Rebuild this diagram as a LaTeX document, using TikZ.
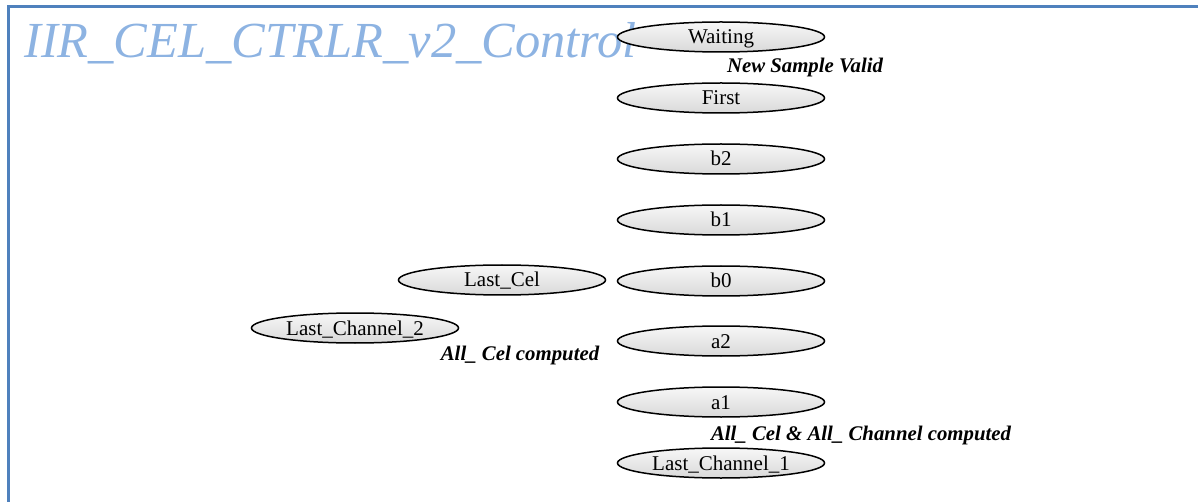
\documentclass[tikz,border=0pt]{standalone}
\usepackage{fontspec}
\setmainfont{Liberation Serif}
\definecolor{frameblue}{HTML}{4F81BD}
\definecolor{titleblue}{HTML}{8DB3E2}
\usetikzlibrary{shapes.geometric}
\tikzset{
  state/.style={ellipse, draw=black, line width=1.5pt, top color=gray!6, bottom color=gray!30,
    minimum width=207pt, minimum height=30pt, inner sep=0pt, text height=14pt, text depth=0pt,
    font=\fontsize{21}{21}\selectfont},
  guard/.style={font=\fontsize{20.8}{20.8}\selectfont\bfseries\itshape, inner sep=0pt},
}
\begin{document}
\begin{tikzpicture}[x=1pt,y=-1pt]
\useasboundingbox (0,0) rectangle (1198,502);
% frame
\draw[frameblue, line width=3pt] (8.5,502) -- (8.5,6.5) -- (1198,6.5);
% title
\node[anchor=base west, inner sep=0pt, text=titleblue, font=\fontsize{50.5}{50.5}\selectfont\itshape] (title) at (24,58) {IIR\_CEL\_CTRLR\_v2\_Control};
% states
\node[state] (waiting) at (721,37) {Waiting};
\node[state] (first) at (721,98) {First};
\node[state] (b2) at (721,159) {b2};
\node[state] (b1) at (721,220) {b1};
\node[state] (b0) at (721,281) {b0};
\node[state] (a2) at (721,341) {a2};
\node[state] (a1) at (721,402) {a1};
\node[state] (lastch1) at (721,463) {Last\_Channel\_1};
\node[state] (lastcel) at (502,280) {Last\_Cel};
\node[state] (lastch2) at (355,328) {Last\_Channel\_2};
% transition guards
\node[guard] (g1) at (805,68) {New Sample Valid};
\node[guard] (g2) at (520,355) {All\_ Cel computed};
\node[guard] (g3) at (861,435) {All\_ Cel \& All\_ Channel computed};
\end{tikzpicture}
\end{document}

--------------------------------------------------

WHAT THE EXERCISE ASKS:
All the lines above are to be reproduced exactly, except the pictures.

FULL RESPONSE:
Rebuild this diagram as a LaTeX document, using TikZ.
\documentclass[tikz,border=0pt]{standalone}
\usepackage{fontspec}
\setmainfont{Liberation Serif}
\definecolor{frameblue}{HTML}{4F81BD}
\definecolor{titleblue}{HTML}{8DB3E2}
\usetikzlibrary{shapes.geometric}
\tikzset{
  state/.style={ellipse, draw=black, line width=1.5pt, top color=gray!6, bottom color=gray!30,
    minimum width=207pt, minimum height=30pt, inner sep=0pt, text height=14pt, text depth=0pt,
    font=\fontsize{21}{21}\selectfont},
  guard/.style={font=\fontsize{20.8}{20.8}\selectfont\bfseries\itshape, inner sep=0pt},
}
\begin{document}
\begin{tikzpicture}[x=1pt,y=-1pt]
\useasboundingbox (0,0) rectangle (1198,502);
% frame
\draw[frameblue, line width=3pt] (8.5,502) -- (8.5,6.5) -- (1198,6.5);
% title
\node[anchor=base west, inner sep=0pt, text=titleblue, font=\fontsize{50.5}{50.5}\selectfont\itshape] (title) at (24,58) {IIR\_CEL\_CTRLR\_v2\_Control};
% states
\node[state] (waiting) at (721,37) {Waiting};
\node[state] (first) at (721,98) {First};
\node[state] (b2) at (721,159) {b2};
\node[state] (b1) at (721,220) {b1};
\node[state] (b0) at (721,281) {b0};
\node[state] (a2) at (721,341) {a2};
\node[state] (a1) at (721,402) {a1};
\node[state] (lastch1) at (721,463) {Last\_Channel\_1};
\node[state] (lastcel) at (502,280) {Last\_Cel};
\node[state] (lastch2) at (355,328) {Last\_Channel\_2};
% transition guards
\node[guard] (g1) at (805,68) {New Sample Valid};
\node[guard] (g2) at (520,355) {All\_ Cel computed};
\node[guard] (g3) at (861,435) {All\_ Cel \& All\_ Channel computed};
\end{tikzpicture}
\end{document}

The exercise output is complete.